▸ **DATA EXTRACT**
--------------------------------------------------

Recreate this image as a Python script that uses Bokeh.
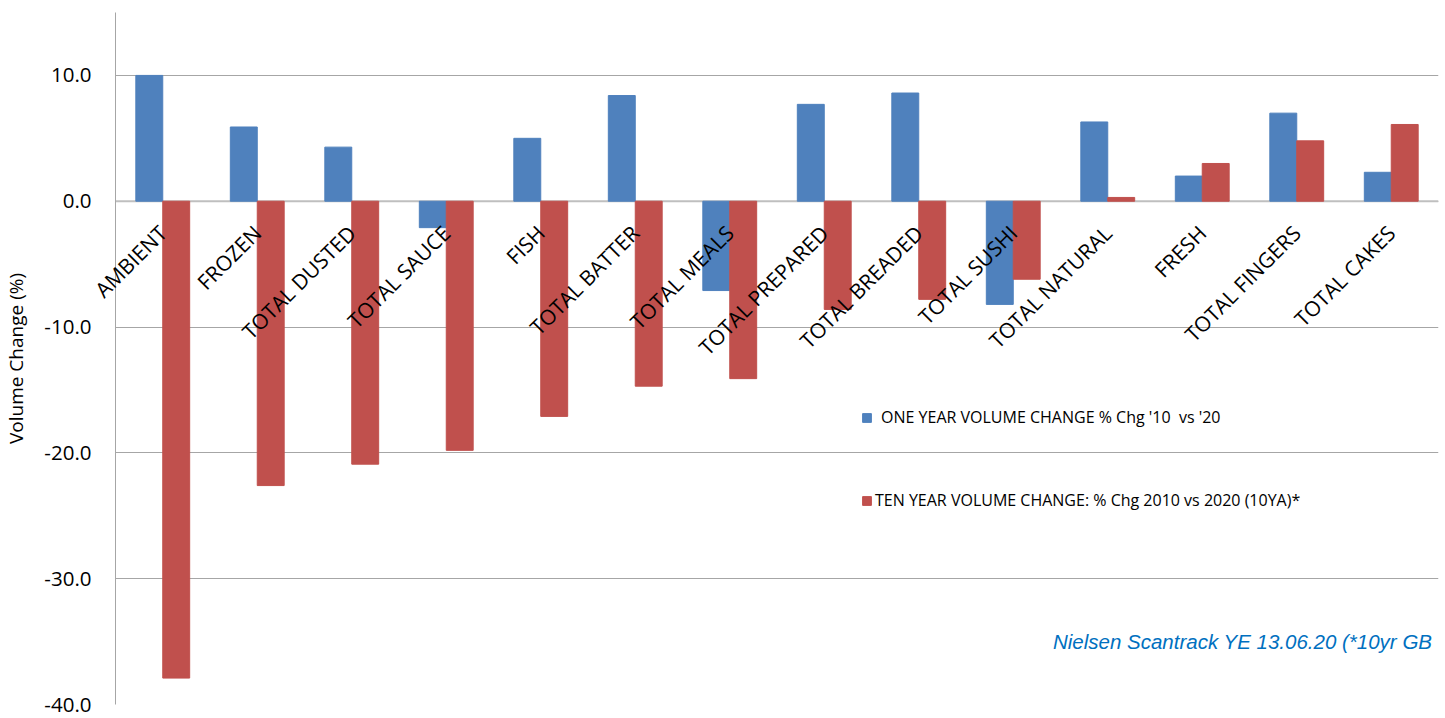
import math
from bokeh.plotting import figure
from bokeh.models import (ColumnDataSource, FactorRange, Range1d, FixedTicker,
                          NumeralTickFormatter, Legend, LegendItem, Label, Span)
from bokeh.transform import dodge
from bokeh.core.properties import value
from bokeh.embed import file_html
from bokeh.resources import INLINE

categories = ["AMBIENT", "FROZEN", "TOTAL DUSTED", "TOTAL SAUCE", "FISH",
              "TOTAL BATTER", "TOTAL MEALS", "TOTAL PREPARED", "TOTAL BREADED",
              "TOTAL SUSHI", "TOTAL NATURAL", "FRESH", "TOTAL FINGERS", "TOTAL CAKES"]
one_year = [10.0, 5.9, 4.3, -2.1, 5.0, 8.4, -7.1, 7.7, 8.6, -8.2, 6.3, 2.0, 7.0, 2.3]
ten_year = [-37.9, -22.6, -20.9, -19.8, -17.1, -14.7, -14.1, -8.6, -7.8, -6.2, 0.3, 3.0, 4.8, 6.1]
y_ticks = [-40, -30, -20, -10, 0, 10]
label_one = "ONE YEAR VOLUME CHANGE % Chg '10  vs '20"
label_ten = "TEN YEAR VOLUME CHANGE: % Chg 2010 vs 2020 (10YA)*"
source_note = "Nielsen Scantrack YE 13.06.20 (*10yr GB"

src = ColumnDataSource(dict(cat=categories, one=one_year, ten=ten_year))

p = figure(width=1445, height=718, x_range=FactorRange(factors=categories),
           y_range=Range1d(-40, 15), output_backend="svg", toolbar_location=None,
           x_axis_location=None, min_border_left=113, min_border_right=7,
           min_border_top=12, min_border_bottom=14)
p.outline_line_color = None
p.background_fill_color = "white"
p.border_fill_color = "white"

p.xgrid.visible = False
p.ygrid.grid_line_color = "#A6A6A6"
p.ygrid.grid_line_width = 1

ax = p.yaxis[0]
ax.ticker = FixedTicker(ticks=y_ticks)
ax.formatter = NumeralTickFormatter(format="0.0")
ax.axis_line_color = "#A6A6A6"
ax.major_tick_line_color = None
ax.minor_tick_line_color = None
ax.major_tick_out = 0
ax.major_label_standoff = 24
ax.major_label_text_font = "Open Sans"
ax.major_label_text_font_size = "20.5px"
ax.major_label_text_color = "#000000"
ax.axis_label = "Volume Change (%)"
ax.axis_label_text_font = "Open Sans"
ax.axis_label_text_font_size = "19px"
ax.axis_label_text_font_style = "normal"
ax.axis_label_text_color = "#000000"
ax.axis_label_standoff = 12

p.add_layout(Span(location=0, dimension="width", line_color="#BFBFBF",
                  line_width=2, level="underlay"))

r1 = p.vbar(x=dodge("cat", -0.1425, range=p.x_range), top="one", bottom=0,
            width=0.285, source=src, fill_color="#4F81BD", line_color="#4F81BD")
r2 = p.vbar(x=dodge("cat", 0.1425, range=p.x_range), top="ten", bottom=0,
            width=0.285, source=src, fill_color="#C0504D", line_color="#C0504D")

# category labels (rotated, just below the zero line); overlay level so they may pass the frame edge
p.text(x="cat", y=0, text="cat", source=src, angle=math.pi / 4,
       text_align="right", text_baseline="middle", y_offset=28,
       text_font=value("Open Sans"), text_font_size="21px",
       text_color="#000000", level="overlay")

def make_legend(item, loc, standoff):
    lg = Legend(items=[item], location=loc, orientation="vertical",
                glyph_width=11, glyph_height=11, label_standoff=standoff,
                padding=0, margin=0, spacing=0,
                label_text_font="Open Sans", label_text_font_size="16px",
                label_text_color="#000000",
                background_fill_alpha=0, border_line_alpha=0)
    return lg

p.add_layout(make_legend(LegendItem(label=label_one, renderers=[r1]), (746, 276), 9), "center")
p.add_layout(make_legend(LegendItem(label=label_ten, renderers=[r2]), (746, 193), 3), "center")

p.add_layout(Label(x=9.92, y=-35.0, text=source_note, text_baseline="middle",
                   text_align="left", text_font="Liberation Sans",
                   text_font_style="italic", text_font_size="20.5px",
                   text_color="#0070C0"))

open("out.html", "w").write(file_html(p, INLINE))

--------------------------------------------------

▸ **WHAT IS NEEDED**
Begin at the top of the material above and output each line exactly, stopping after the line that holds "from bokeh.resources import INLINE". Leave out pictures.

▸ **FULL SOLUTION**
Recreate this image as a Python script that uses Bokeh.
import math
from bokeh.plotting import figure
from bokeh.models import (ColumnDataSource, FactorRange, Range1d, FixedTicker,
                          NumeralTickFormatter, Legend, LegendItem, Label, Span)
from bokeh.transform import dodge
from bokeh.core.properties import value
from bokeh.embed import file_html
from bokeh.resources import INLINE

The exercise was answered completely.